Edição 97 - Setembro de 2017

Em dezembro de 1996, no Parlamento, durante a Sessão Evocativa desse decreto, foi votada, por unanimidade, a sua revogação simbólica. Virava-se, assim, uma página no relacionamento mútuo e se iniciava um processo contínuo de reconhecimento e reconstrução da presença judaica e sua influência no país. No ano 2000, o então cardeal-patriarca de Lisboa, Dom José Policarpo, fez o mesmo pedido de perdão
aos judeus.
Uma “Estrela de David” localizada em frente à Igreja de São Domingo, na Praça do Rossio, em Lisboa, chama a atenção por sua inscrição: “Em memória dos milhares de judeus, vítimas da intolerância e do fanatismo religioso, assassinados no massacre iniciado em 19 de abril de 1506, neste largo”. O memorial foi inaugurado em 2008 para lembrar uma das mais trágicas páginas da história dos judeus em Portugal: o assassinato de mais de dois mil “cristãos-novos” –judeus convertidos à força, em 1497, por uma ordem real. Durante três dias – o massacre começou no domingo de Páscoa – frades dominicanos incitaram ataques aos cristãos-novos. É importante lembrar que o Tribunal do Santo Ofício, implantado em Portugal em 1536, foi extinto em 31 de março de 1821. Durante 285 anos, perseguiu e condenou aqueles considerados “hereges”, um termo que acabou incluindo seguidores de outras religiões que não a católica, tendo jurisdição sobre todas as colônias do país.
Dentro dessa perspectiva de reconciliação, em março de 2011 foi lançada a Rede de Judiarias de Portugal - Rotas de Sefarad, uma iniciativa do governo em parceria com o setor privado, cujo objetivo é a preservação do patrimônio urbanístico, arquitetônico, histórico e cultural da herança judaica no país, visando implementar, também, o turismo.
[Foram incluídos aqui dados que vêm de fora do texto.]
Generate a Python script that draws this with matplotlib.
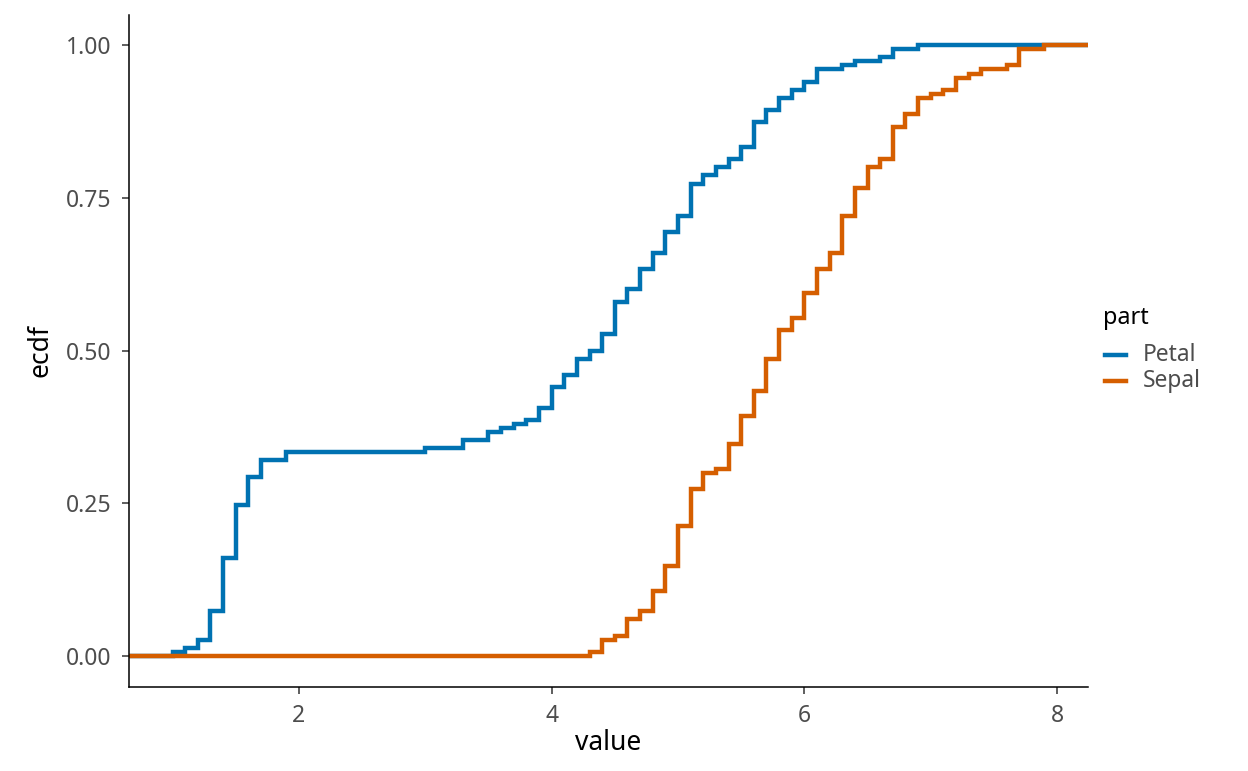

Com sede em Belmonte, a Rede congrega 37 municípios, incluindo Lisboa e Porto.
Mais um fato que reforça a nova postura das autoridades data de fevereiro de 2015, quando foram aprovadas novas regras que alteraram o Regulamento da Nacionalidade Portuguesa, permitindo a concessão da nacionalidade aos descendentes de judeus sefaraditas expulsos. Ao anunciar a medida, a então ministra da Justiça, Paula Teixeira da Cruz, afirmou que a nova lei era o “reconhecimento de um direito”.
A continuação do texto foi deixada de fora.